パオと高床

あこがれの移動と定住

ケリー・リンク『スペシャリストの帽子』金子ゆき子・佐田千織訳(ハヤカワ文庫)

2007-12-11 11:53:27 | 海外・小説
『インディアナ、インディアナ』のあとがきで、柴田元幸が、ここ二、三年で出会ったアメリカ現代作家の三人としてあげていた一人だ。文庫を買って、表題作だけ読んでおもしろいと思いながら、何だかそのままにしていた本である。

今回この短編集を読んで、収録十一編、堪能できた。表題作の恐怖小説のようなひたひたとくる怖さと憧憬を伴った懐かしさ。「ルイーズのゴースト」の切ないような痛さ。「雪の女王と旅して」のイメージの美しさ。「飛行訓練」の構成の面白さ。「黒犬の背に水」の詩情溢れる不気味さ。「少女探偵」「靴と結婚」のパロディの巧みさ。「カーネーション、リリー、リリー、ローズ」の断章構成のスリリングな感じ。どの小説も、奇想とイメージの豊かさと胸に迫ってくる詩的情感が溢れている。静かな筆致といえるのかもしれない。沁みるように体に入ってくる。

謎が謎として置き去りにされてしまう。合点がいくわけではないのだ。ラスト数ページに、一気に展開がある。そこで合点がいくのではなく、むしろ着地は、深い謎を呼び覚ますようでもある。ところが、それが、とても快適な読後感を生むのだ。もちろん、再読したら、また違う印象を受けるのかもしれない。配置されたパーツが見事に符合するような気もする。

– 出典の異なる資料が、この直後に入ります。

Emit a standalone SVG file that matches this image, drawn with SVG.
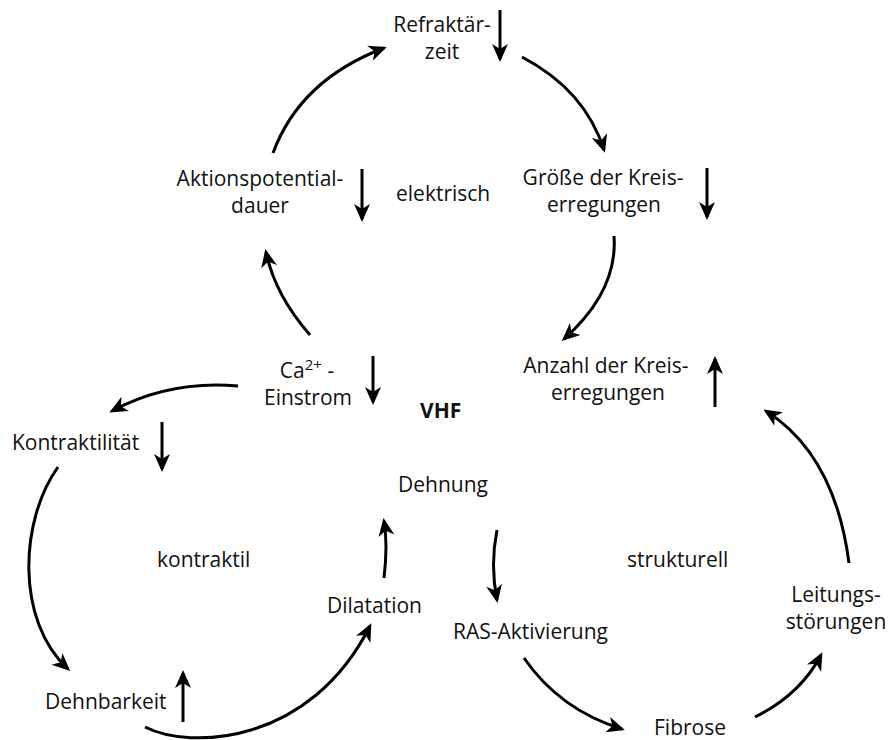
<svg xmlns="http://www.w3.org/2000/svg" width="892" height="740" viewBox="0 0 892 740">
<defs>
<style>
text{font-family:"Open Sans","Noto Sans","Liberation Sans",sans-serif;font-size:21px;fill:#111}
.m{text-anchor:middle}
.b{font-weight:700}
.c{fill:none;stroke:#000;stroke-width:3;marker-end:url(#ah)}
</style>
<marker id="ah" viewBox="-20 -9 22 18" refX="-3" refY="0" markerWidth="22" markerHeight="18" markerUnits="userSpaceOnUse" orient="auto">
<path d="M0,0 L-18,-8 L-13,0 L-18,8 Z" fill="#000"/>
</marker>
</defs>
<rect width="892" height="740" fill="#fff"/>
<g id="connectors">
<path class="c" d="M273,153 Q300,80 384,48"/>
<path class="c" d="M522,57 Q585,90 604,150"/>
<path class="c" d="M614,236 Q618,291 564,339"/>
<path class="c" d="M849,563 Q835,455 766,411"/>
<path class="c" d="M755,717 Q800,695 821,655"/>
<path class="c" d="M524,658 Q560,710 622,729"/>
<path class="c" d="M497,530 Q490,565 497,600"/>
<path class="c" d="M384,578 Q388,545 384,521"/>
<path class="c" d="M145,727 C190,750 310,745 370,626"/>
<path class="c" d="M58,467 C20,520 15,620 68,669"/>
<path class="c" d="M238,386 Q170,380 112,411"/>
<path class="c" d="M310,335 Q275,295 266,252"/>
</g>
<g id="updown">
<path class="c" d="M500,10 V59"/>
<path class="c" d="M362,169 V219"/>
<path class="c" d="M707,168 V217"/>
<path class="c" d="M373,356 V402"/>
<path class="c" d="M715,407 V359"/>
<path class="c" d="M162,422 V469"/>
<path class="c" d="M183,722 V673"/>
</g>
<g id="refraktaer"><text class="m" x="442" y="32">Refraktär-</text><text class="m" x="442" y="59">zeit</text></g>
<g id="apd"><text class="m" x="260" y="186">Aktionspotential-</text><text class="m" x="260" y="213">dauer</text></g>
<g id="elektrisch"><text x="396" y="201">elektrisch</text></g>
<g id="groesse"><text class="m" x="603" y="185">Größe der Kreis-</text><text class="m" x="604" y="212">erregungen</text></g>
<g id="anzahl"><text class="m" x="606" y="373">Anzahl der Kreis-</text><text class="m" x="608" y="400">erregungen</text></g>
<g id="ca"><text class="m" x="307" y="378">Ca<tspan font-size="15" dy="-8">2+</tspan><tspan dy="8"> -</tspan></text><text class="m" x="308" y="405">Einstrom</text></g>
<g id="vhf"><text class="b" x="420" y="418">VHF</text></g>
<g id="kontraktilitaet"><text x="12" y="450">Kontraktilität</text></g>
<g id="dehnung"><text x="398" y="492">Dehnung</text></g>
<g id="kontraktil"><text x="157" y="567">kontraktil</text></g>
<g id="strukturell"><text x="627" y="567">strukturell</text></g>
<g id="dilatation"><text x="327" y="613">Dilatation</text></g>
<g id="ras"><text x="453" y="639">RAS-Aktivierung</text></g>
<g id="leitung"><text class="m" x="836" y="602">Leitungs-</text><text class="m" x="836" y="629">störungen</text></g>
<g id="fibrose"><text x="654" y="735">Fibrose</text></g>
<g id="dehnbarkeit"><text x="45" y="709">Dehnbarkeit</text></g>
</svg>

話の流れは、通常の辻褄を回避しているようでもある。そう、「夢の文体」とでも言えそうな。「この訳(わけ)のわからなさは、夢のわからなさです」とあとがきで柴田元幸は書いているが、その、ありえなさが、小説の魅力的な創造力なのだ。小説の中では十分に「ありえる」し、僕らはそんな時間も心の中で生きているのだ。空気がきちんと残る小説たちだった。
近々、柴田元幸訳で小説集が出るらしい。楽しみにして待つ。